All this, of course began to stand in need of a guardian, and it came as no surprise to them when Panayotis arrived and took up his residence in a tiny room near the stables. This old man with his spade beard and gimlet-eyes had been for twenty years a secondary school teacher at Damanhur. He had taken orders and spent nine years at the monastery of St Catherine in Sinai. What brought him to the oasis it was impossible to tell for at some stage in his apparently unadventurous life he had had his tongue cut out of his head. From the signs he made in response to questions it might seem that he had been making a pilgrimage on foot to the little shrine of St Menas situated to the west when he had stumbled upon the oasis. At any rate there seemed nothing fortuitous about his decision to adopt it. He fitted it to perfection, and for a small salary stayed there all the year round as watchman and gardener. He was an able-bodied little old man, active as a spider, and fearfully jealous of the green things which owed their life to his industry and care. It was he who coaxed the melon-bed into life and at last persuaded a vine to start climbing beside the lintel of the central doorway. His laughter was an inarticulate clucking, and he had a shy habit of hiding his face in the tattered sleeve of his old beadle’s soutane. His Greek loquacity, dammed up behind his disability, had overflowed into his eyes where it sparkled and danced at the slightest remark or question. What more could anyone ask of life, he seemed to say, than this oasis by the sea?
What more indeed? It was the question that Nessim asked himself repeatedly as the car whimpered towards the desert with hawk-featured Selim motionless at the wheel. Some miles before the Arab fort the road fetches away inland from the coast and to reach the oasis one must swerve aside off the tarmac along an outcrop of stiff flaky dune — like beaten white of egg, glittering and mica-shafted. Here and there where the swaying car threatens to sink its driving-wheels in the dune they always find purchase again on the bed of friable sandstone which forms the backbone to the whole promontory. It was exhilarating to feather this sea of white crispness like a cutter travelling before a following wind.
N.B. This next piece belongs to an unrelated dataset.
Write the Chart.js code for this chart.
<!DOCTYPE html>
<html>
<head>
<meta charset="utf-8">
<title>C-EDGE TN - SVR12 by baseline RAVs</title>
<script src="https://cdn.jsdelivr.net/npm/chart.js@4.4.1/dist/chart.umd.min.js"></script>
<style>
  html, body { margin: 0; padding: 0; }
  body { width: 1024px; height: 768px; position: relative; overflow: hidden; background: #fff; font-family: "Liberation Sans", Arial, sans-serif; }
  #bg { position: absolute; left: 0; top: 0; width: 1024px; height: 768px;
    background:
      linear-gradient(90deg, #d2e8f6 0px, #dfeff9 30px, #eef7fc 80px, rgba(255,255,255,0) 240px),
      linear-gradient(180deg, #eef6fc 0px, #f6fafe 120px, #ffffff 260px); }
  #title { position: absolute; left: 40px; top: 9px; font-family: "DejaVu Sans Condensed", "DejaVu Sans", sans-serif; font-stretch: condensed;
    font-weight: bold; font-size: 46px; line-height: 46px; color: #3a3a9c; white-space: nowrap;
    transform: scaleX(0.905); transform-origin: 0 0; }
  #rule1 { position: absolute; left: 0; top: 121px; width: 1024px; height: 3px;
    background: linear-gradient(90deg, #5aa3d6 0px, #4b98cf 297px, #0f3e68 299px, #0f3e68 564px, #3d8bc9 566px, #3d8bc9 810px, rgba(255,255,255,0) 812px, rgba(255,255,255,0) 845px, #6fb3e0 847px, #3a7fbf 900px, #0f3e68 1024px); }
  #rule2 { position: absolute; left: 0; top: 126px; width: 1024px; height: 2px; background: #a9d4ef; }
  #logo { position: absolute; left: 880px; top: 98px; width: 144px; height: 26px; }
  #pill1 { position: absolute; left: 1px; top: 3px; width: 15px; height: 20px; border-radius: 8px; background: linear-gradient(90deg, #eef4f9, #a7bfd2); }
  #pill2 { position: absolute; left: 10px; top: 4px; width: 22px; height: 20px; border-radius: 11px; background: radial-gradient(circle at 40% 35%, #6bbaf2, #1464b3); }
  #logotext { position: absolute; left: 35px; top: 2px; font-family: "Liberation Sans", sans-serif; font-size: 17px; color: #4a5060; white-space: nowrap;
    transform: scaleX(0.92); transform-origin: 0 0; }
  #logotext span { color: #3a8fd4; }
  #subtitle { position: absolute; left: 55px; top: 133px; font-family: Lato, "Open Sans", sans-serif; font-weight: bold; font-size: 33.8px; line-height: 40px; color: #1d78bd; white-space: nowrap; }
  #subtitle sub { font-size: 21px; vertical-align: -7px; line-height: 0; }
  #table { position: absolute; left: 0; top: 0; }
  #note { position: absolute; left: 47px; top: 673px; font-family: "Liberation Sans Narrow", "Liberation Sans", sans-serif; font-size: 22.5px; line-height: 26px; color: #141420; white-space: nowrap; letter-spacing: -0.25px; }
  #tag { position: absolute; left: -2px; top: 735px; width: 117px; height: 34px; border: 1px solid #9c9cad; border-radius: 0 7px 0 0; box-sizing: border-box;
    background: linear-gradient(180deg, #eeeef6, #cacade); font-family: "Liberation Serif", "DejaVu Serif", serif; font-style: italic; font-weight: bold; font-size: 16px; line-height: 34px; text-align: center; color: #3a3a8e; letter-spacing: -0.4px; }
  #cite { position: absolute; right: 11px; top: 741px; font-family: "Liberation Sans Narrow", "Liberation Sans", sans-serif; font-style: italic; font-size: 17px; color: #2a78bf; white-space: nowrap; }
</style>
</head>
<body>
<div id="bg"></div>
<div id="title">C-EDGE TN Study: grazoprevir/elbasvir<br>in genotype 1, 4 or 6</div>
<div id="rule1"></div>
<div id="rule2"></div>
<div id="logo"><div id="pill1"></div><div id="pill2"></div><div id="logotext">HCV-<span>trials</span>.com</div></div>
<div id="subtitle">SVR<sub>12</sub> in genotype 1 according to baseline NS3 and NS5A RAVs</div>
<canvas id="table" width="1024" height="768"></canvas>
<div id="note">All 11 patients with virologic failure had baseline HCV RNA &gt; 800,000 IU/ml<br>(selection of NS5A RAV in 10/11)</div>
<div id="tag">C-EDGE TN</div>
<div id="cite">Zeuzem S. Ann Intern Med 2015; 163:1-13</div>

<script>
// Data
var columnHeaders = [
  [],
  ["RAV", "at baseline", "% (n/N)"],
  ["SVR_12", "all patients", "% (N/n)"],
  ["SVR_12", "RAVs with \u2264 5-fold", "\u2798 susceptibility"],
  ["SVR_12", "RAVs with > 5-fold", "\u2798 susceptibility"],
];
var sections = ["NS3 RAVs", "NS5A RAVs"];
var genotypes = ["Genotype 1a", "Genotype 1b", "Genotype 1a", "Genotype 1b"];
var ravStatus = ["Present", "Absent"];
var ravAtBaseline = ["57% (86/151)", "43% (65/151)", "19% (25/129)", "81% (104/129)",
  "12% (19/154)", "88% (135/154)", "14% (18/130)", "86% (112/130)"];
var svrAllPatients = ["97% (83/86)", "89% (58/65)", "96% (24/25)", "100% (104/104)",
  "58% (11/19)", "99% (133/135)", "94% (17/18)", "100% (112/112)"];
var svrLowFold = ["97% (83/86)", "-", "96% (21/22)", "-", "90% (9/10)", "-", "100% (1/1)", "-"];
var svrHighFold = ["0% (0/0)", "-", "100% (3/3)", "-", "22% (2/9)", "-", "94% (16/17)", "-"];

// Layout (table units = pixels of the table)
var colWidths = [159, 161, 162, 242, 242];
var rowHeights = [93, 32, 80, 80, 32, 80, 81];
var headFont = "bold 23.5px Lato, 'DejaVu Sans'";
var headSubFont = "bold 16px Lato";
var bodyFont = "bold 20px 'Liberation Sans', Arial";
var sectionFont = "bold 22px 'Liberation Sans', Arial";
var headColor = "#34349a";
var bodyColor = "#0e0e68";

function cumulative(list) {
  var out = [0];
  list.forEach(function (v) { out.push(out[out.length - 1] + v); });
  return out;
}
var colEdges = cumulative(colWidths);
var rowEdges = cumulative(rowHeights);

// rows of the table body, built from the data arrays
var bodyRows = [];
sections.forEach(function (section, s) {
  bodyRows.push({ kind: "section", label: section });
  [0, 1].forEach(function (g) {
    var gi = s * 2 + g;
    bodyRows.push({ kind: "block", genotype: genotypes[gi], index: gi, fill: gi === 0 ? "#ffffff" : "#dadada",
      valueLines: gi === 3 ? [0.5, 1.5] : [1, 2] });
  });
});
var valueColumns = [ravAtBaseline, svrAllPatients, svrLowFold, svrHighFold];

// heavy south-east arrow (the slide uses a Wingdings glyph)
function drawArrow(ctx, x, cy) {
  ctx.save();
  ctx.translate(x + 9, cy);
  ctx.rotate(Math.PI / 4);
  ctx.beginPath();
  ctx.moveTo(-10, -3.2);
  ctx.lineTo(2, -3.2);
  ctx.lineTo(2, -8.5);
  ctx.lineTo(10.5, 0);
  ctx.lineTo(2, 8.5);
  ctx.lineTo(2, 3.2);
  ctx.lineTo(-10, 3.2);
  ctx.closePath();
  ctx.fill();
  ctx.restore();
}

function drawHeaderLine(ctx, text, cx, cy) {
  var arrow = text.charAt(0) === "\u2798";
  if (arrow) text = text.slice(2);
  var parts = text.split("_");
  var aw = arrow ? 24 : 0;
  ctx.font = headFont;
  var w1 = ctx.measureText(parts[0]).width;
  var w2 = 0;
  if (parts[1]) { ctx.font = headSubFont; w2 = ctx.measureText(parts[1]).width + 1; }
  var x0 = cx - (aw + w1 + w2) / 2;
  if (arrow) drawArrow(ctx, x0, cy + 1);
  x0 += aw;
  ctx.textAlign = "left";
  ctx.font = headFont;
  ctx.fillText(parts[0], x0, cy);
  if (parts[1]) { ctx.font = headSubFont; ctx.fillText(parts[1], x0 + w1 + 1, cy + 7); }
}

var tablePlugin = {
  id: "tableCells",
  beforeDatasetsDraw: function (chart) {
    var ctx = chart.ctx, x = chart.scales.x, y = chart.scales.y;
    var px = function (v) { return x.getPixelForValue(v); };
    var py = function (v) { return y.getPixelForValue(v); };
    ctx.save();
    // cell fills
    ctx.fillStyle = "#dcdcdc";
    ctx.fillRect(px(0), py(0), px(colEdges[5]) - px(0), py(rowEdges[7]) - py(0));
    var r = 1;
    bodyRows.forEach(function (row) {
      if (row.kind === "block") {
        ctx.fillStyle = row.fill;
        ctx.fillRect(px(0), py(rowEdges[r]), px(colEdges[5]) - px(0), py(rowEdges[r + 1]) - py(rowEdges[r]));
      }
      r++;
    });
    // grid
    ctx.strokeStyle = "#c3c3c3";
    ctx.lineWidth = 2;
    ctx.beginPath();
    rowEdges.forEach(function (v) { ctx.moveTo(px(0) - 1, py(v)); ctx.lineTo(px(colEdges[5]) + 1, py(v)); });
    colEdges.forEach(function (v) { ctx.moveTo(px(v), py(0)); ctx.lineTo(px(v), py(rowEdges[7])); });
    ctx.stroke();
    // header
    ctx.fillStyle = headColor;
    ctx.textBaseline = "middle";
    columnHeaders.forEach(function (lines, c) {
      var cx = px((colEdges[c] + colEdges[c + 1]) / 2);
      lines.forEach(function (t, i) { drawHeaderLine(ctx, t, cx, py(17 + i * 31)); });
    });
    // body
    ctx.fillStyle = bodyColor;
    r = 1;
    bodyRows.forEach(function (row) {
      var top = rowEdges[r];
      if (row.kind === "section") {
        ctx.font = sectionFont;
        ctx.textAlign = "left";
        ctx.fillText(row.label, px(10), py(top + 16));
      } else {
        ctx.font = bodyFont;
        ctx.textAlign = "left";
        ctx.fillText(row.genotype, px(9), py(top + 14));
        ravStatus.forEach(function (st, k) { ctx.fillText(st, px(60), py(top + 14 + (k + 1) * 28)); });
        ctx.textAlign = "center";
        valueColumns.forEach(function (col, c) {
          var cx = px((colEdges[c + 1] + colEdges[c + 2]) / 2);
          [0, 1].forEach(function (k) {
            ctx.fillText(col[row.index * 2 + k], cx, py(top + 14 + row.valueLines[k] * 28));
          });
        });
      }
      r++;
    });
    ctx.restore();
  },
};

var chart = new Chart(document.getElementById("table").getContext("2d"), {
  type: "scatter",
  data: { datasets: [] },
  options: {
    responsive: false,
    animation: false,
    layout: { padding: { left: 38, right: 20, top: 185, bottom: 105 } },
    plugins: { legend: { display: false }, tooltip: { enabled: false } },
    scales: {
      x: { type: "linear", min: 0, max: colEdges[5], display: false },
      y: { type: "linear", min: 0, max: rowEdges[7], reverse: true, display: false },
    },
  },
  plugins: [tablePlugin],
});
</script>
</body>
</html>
It had been in Nessim’s mind for some time past — the suggestion had originally been Pursewarden’s — to repay the devotion of old Panayotis with the only kind of gift the old man would understand and find acceptable: and he carried now in his polished brief-case a dispensation from the Patriarch of Alexandria permitting him to build and endow a small chapel to St Arsenius in his house. The choice of saint had been, as it always should be, fortuitous. Clea had found an eighteenth-century ikon of him, in pleasing taste, lying among the lumber of a Muski stall in Cairo. She had given it to Justine as a birthday present.
These then were the treasures they unpacked before the restless bargaining eye of the old man. It took them some time to make him understand for he followed Arabic indifferently and Nessim knew no Greek. But looking up at last from the written dispensation he clasped both hands and threw up his chin with a smile; he seemed about to founder under the emotions which beset him. Everything was understood. Now he knew why Nessim had spent such hours considering the empty end-stable and sketching on paper. He shook his hands warmly and made inarticulate clucking-noises. Nessim’s heart went out to him with a kind of malicious envy to see how wholehearted his pleasure was at this act of thoughtfulness. From deep inside the camera obscura of the thoughts which filled his mind he studied the old beadle carefully, as if by intense scrutiny to surprise the single-heartedness which brought the old man happiness, peace of mind.